The backbone of any great salad starts with the greens. I use 6 cups of mixed salad greens because they provide a mix of textures—from buttery baby spinach to peppery arugula—that keep each forkful interesting. When selecting greens, look for deep green leaves without brown edges; they should feel crisp, not wilted. If you’re aiming for a more substantial base, add a handful of chopped kale or baby romaine, but remember to massage them lightly with a drizzle of olive oil to soften the fibers.

Cherry tomatoes add a pop of sweetness and a burst of juiciness. The 1 cup of cherry tomatoes should be halved to expose their interior, allowing the dressing to cling to every piece. If fresh tomatoes are out of season, sun‑dried tomatoes rehydrated in warm water make a delightful substitute, offering a concentrated flavor that pairs beautifully with citrus.

Cucumber contributes a refreshing crunch that balances the creamy avocado. Slice the 1/2 cucumber into thin half‑moons; this shape distributes evenly throughout the salad, ensuring each bite gets a cool, hydrating snap. For a twist, try Persian cucumber, which is seedless and even crisper.

Aromatics & Spices

The chicken is seasoned with 1 tablespoon olive oil, 1 teaspoon garlic powder, and 1 teaspoon paprika, plus salt and pepper to taste. Olive oil acts as a carrier for the spices, helping them adhere to the meat and promoting an even sear. Garlic powder offers a mellow, sweet garlic flavor without the risk of burning, while paprika contributes a subtle smoky depth and a gorgeous golden hue.

Red onion, finely sliced (1/4 cup), adds a mild sharpness that brightens the overall profile. Its natural sweetness mellows when tossed with the citrus dressing, creating a balanced bite. If you find raw onion too pungent, soak the slices in cold water for five minutes before adding them to the salad.

The Secret Weapons

Avocado is the star of the texture game, delivering a buttery richness that coats the palate. Choose a ripe avocado that yields gently to pressure; this ensures a smooth, melt‑in‑your‑mouth feel. If you’re concerned about browning, a quick squeeze of lemon juice over the sliced avocado will keep it vibrant.
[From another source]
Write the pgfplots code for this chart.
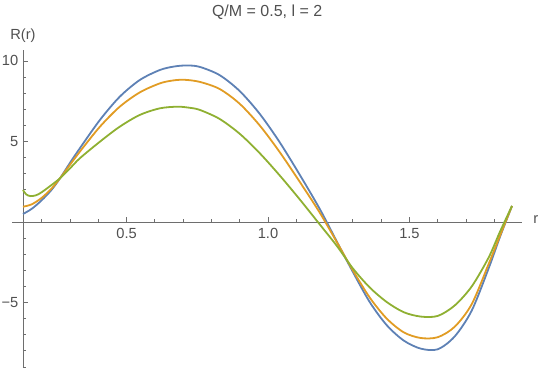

Feta cheese, crumbled (1/4 cup), introduces a salty, tangy punch that cuts through the richness of the avocado and chicken. Opt for authentic Greek feta for its crumbly texture and bright flavor; if you prefer a milder cheese, goat cheese works as an excellent alternative.

Finishing Touches

The citrus dressing is a blend of 1/4 cup olive oil, 2 tablespoons fresh lemon juice, 2 tablespoons orange juice, 1 teaspoon honey, and a final pinch of salt and pepper. The olive oil provides a silky mouthfeel, while the lemon and orange juices deliver acidity and a fragrant citrus aroma that lifts the entire dish. Honey balances the acidity with a subtle sweetness, preventing the dressing from tasting too sharp.

When whisking the dressing, aim for a light emulsion—just enough to combine the oil and juice without turning it into a thick mayo. If the dressing separates, a splash of warm water will bring it back together. Taste and adjust the seasoning; a little extra salt can amplify the flavors of the vegetables.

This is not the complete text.